Rhodes: Tarred by the media and brutalised by the police
Black students at Rhodes University have been engaged in peaceful mass demonstrations concerning the high fees they are expected to pay. Since after midnight on October 19, we have barricaded entry points across campus as part of a campaign to force the university to shut down.
These peaceful demonstrations are taking place alongside those on other South African campuses under the banner #FeesMustFall.
If we are to rely on mainstream media coverage of these demonstrations one would believe that they are nothing but acts of vandalism and disruption at one of the most crucial times in the university calendar.
This lazy and reckless reporting does not come as a surprise. It is a reflection of the usual reading of black bodies in spaces they are not allowed access to, nor allowed the freedom to articulate themselves in the manner they choose.

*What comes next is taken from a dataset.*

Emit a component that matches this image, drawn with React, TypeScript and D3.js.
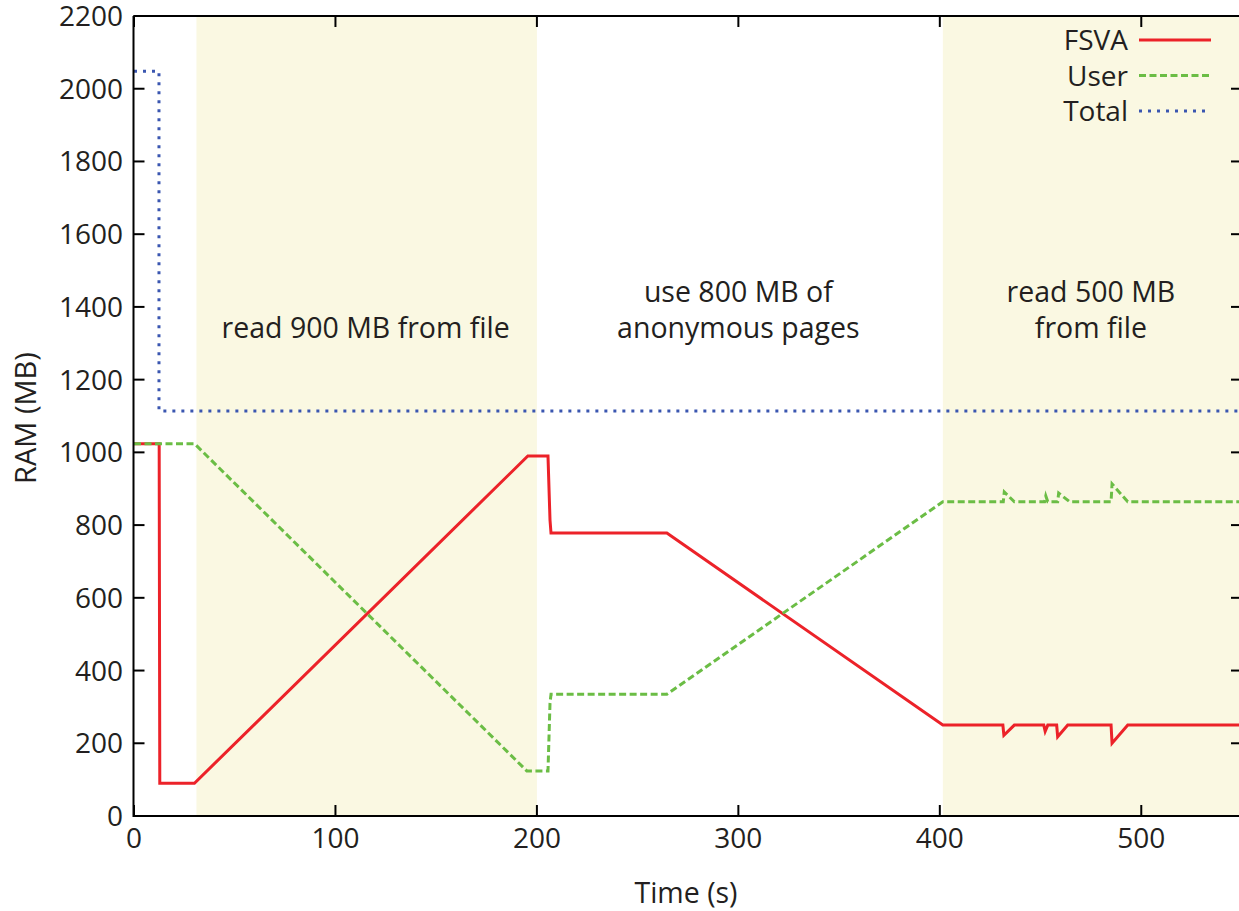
import React from "react";
import * as d3 from "d3";

const xTicks = [0, 100, 200, 300, 400, 500];
const yTicks = [0, 200, 400, 600, 800, 1000, 1200, 1400, 1600, 1800, 2000, 2200];

const fsvaT = [0, 12.5, 12.8, 30, 195.5, 205.5, 206.5, 207, 264.5, 401.5, 431.3, 431.8, 437, 451.6, 452.3, 453.6, 458, 458.5, 463.5, 485, 485.5, 493.3, 550];
const fsvaV = [1024, 1024, 90, 90, 990, 990, 814, 778, 778, 250, 250, 222, 250, 250, 233, 250, 250, 218, 250, 250, 200, 250, 250];

const userT = [0, 30, 195, 205.5, 206.5, 207, 264.5, 401.5, 431.5, 432, 437, 452, 452.6, 453.6, 458.5, 459, 464.5, 485, 485.5, 493.3, 550];
const userV = [1024, 1024, 124, 124, 310, 335, 335, 864, 864, 891, 864, 864, 880, 864, 864, 888, 864, 864, 913, 864, 864];

const totalT = [0, 12.4, 12.4, 550];
const totalV = [2048, 2048, 1114, 1114];

const shaded = [[31, 200], [401.5, 550]];

const annotations = [
  { x: 115, lines: ["read 900 MB from file"] },
  { x: 300, lines: ["use 800 MB of", "anonymous pages"] },
  { x: 475, lines: ["read 500 MB", "from file"] },
];

const legend = [
  { name: "FSVA", color: "#ec2229", dash: "none" },
  { name: "User", color: "#6bbd45", dash: "7,3.5" },
  { name: "Total", color: "#3a56b0", dash: "3,6" },
];

const W = 1239, H = 911;
const L = 133.5, R = 1242, T = 16, B = 816;
const font = "'Open Sans', 'Noto Sans', sans-serif";

export default function App() {
  const x = d3.scaleLinear().domain([0, 550]).range([134, 1242]);
  const y = d3.scaleLinear().domain([0, 2200]).range([B, T]);
  const line = d3.line<[number, number]>().x(d => x(d[0])).y(d => y(d[1]));
  const fsva = fsvaT.map((t, i) => [t, fsvaV[i]] as [number, number]);
  const user = userT.map((t, i) => [t, userV[i]] as [number, number]);
  const total = totalT.map((t, i) => [t, totalV[i]] as [number, number]);
  const tk = 11;
  return (
    <svg width={W} height={H} style={{ position: "absolute", left: 0, top: 0, background: "#fff" }} fontFamily={font}>
      {shaded.map((s, i) => (
        <rect key={i} x={x(s[0])} y={T} width={x(s[1]) - x(s[0])} height={B - T} fill="#faf8e2" />
      ))}
      {annotations.map((a, i) => (
        <text key={i} x={x(a.x)} textAnchor="middle" fontSize={28.5} fill="#231f20">
          {a.lines.map((l, j) => (
            <tspan key={j} x={x(a.x)} y={(a.lines.length === 1 ? 338 : 302) + j * 36}>{l}</tspan>
          ))}
        </text>
      ))}
      <path d={line(fsva) || ""} fill="none" stroke="#ec2229" strokeWidth={3} strokeLinejoin="miter" />
      <path d={line(user) || ""} fill="none" stroke="#6bbd45" strokeWidth={3} strokeDasharray="7,3.5" />
      <path d={line(total) || ""} fill="none" stroke="#3a56b0" strokeWidth={3} strokeDasharray="3,6" />
      <path d={`M${L},${T}H${R}M${L},${T}V${B}H${R}`} fill="none" stroke="#000" strokeWidth={2} />
      {yTicks.map(v => (
        <g key={"y" + v}>
          <line x1={L} x2={L + tk} y1={y(v)} y2={y(v)} stroke="#000" strokeWidth={2} />
          <line x1={R - tk} x2={R} y1={y(v)} y2={y(v)} stroke="#000" strokeWidth={2} />
          <text x={123} y={y(v) + 10} textAnchor="end" fontSize={28} fill="#231f20">{v}</text>
        </g>
      ))}
      {xTicks.map(v => (
        <g key={"x" + v}>
          <line x1={x(v)} x2={x(v)} y1={B} y2={B - tk} stroke="#000" strokeWidth={2} />
          <line x1={x(v)} x2={x(v)} y1={T} y2={T + tk} stroke="#000" strokeWidth={2} />
          <text x={x(v)} y={848} textAnchor="middle" fontSize={28} fill="#231f20">{v}</text>
        </g>
      ))}
      <text x={686} y={903} textAnchor="middle" fontSize={28.5} fill="#231f20">Time (s)</text>
      <text transform={`translate(36,${(T + B) / 2 + 2}) rotate(-90)`} textAnchor="middle" fontSize={29} fill="#231f20">RAM (MB)</text>
      {legend.map((l, i) => {
        const ly = 40 + i * 35.5;
        return (
          <g key={l.name}>
            <text x={1128} y={ly + 10} textAnchor="end" fontSize={28} fill="#231f20">{l.name}</text>
            <line x1={1139} x2={1211} y1={ly} y2={ly} stroke={l.color} strokeWidth={3} strokeDasharray={l.dash} />
          </g>
        );
      })}
    </svg>
  );
}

Once black people operate outside the confines of colonial policing, as has been the case at Rhodes University and other campuses. We are immediately met with extreme repression and slanderous reporting. This is journalism that does not call into question the problematic and colonial tropes used to describe black bodies that students have been subjected to this week.
We’ve been described as irrational, childlike, violent and threatening. And such tropes feed into further dangerous “education is a privilege not a right” rhetoric, which leaves black students out in the cold and makes access to higher education the luxury of the rich, mostly white, students of this country.
Since this past Monday, students have been threatened with use of maximum force by the police deployed to quell the “racist storm” sweeping the campus.
Rhodes students have stood in solidarity with students protesting at Eastcape Midlands College, where students were shot at with rubber bullets and subjected to stun grenades and water cannons.
We agree with mainstream media that these protests have been violent: the police have used apartheid methods of containment to intimidate students from fulfilling their mission of ensuring lower fees.
It has been institutions of higher learning that have, without blinking, called on the police to take action against peaceful and unarmed students seeking to put an end to the system of paying high fees, so that no black student is barred from accessing higher education.